Ahh, finally…the meat of the blog entry.  How does this wine taste?  And smell?  Good questions.  Read on:

  • Aroma: Hmm…somewhat vegetal, like freshly cut blackberry vines, with an herbal spice on top. 
  • Flavor: An expressive combination of blackberries, black figs, and nettles.  That herbal quality comes through in the finish, where the spicy nettle flavor shines through the fruit.  Somewhat tannic and acidic at first, but these elements fade after the wine has been exposed to the air for a while.
  • General impression: A strange wine, not quite my taste as it is too vegetal and brackish.  Some smoky qualities but not as much as I was made to expect.

Overall, I can see how some people would like this wine, but the bramble and nettle flavors combined to make a really bizarre taste profile that just isn’t something I care for.  I fail to see how this wine could score an 89 anywhere, but that’s the beauty of aesthetic pleasures: They are all subjective.  Ultimately, however, this wine is a good value because, for $7, you can do far worse than the Alaia.  Perhaps it would taste better when paired with, say, smoked pork ribs or chipotle mayonnaise and French fries, both of which sound quite good right now.

In conclusion, I did appreciate this chance to stretch my palate and go somewhere new for a change.  Oregon is a terrific wine region but it’s good to branch out a little, and I look forward to trying other Prieto Picudo wines from Toro in the future!

Wine Blogging Wednesday #35 announced…

Wednesday, June 20th, 2007

A great theme once again: “Passionate” Spanish wines.  Nice!  I love Spanish wines and I am looking forward to seeking out a worthy bottle for this tasting.  This time the host is Wine-Girl.net, a good blog with a great wine rating system.  Head over there and check it out!
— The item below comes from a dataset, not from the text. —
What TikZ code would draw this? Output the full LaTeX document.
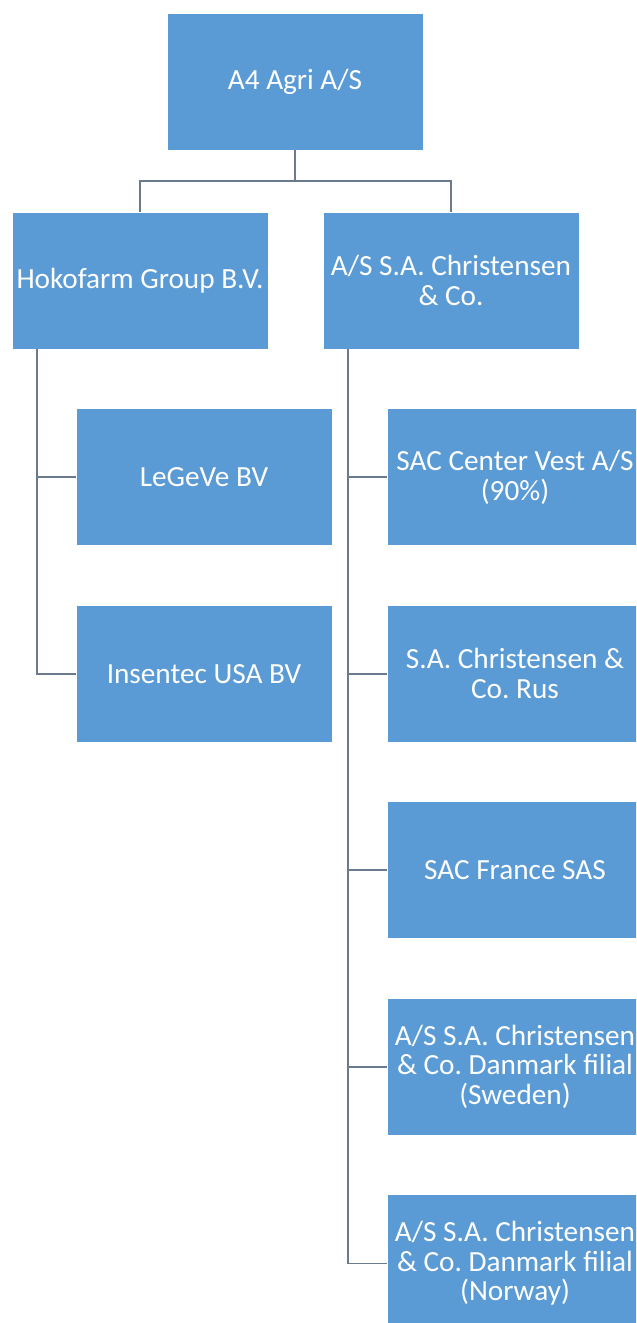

The stipulations for WBW #35 are few but noteworthy:

  • Less than $10/bottle is a primary goal, and I will do my best to adhere to this goal
  • Wine from a region other than Rioja is a secondary goal (lesser-known regions deserve attention too!)
  • Red or white, it doesn’t matter…or perhaps a rosé is just the thing

I am leaning toward an Albarino such as the one from Serra da Estrela, which I already know I like quite a lot.  But I need to pick something new, and I know just the place in Seattle to look for a good Spanish wine: The Spanish Table.  This place has a great selection of Spanish wines, red and white, many at budget-conscious prices too.  Plus, I need some more Matiz smoked sea salt, and TST has the stuff at a decent price.  Talk about a secret weapon in the kitchen….

Anyway, I think I’ll pay a visit to TST on my way home tonight to see what sort of selection they have for strange Spanish white wines.  A rosé is tempting too.  We’ll see what they have.

The deadline is July 11, which is also my wife’s birthday.  I guess I had better get that review done early…again.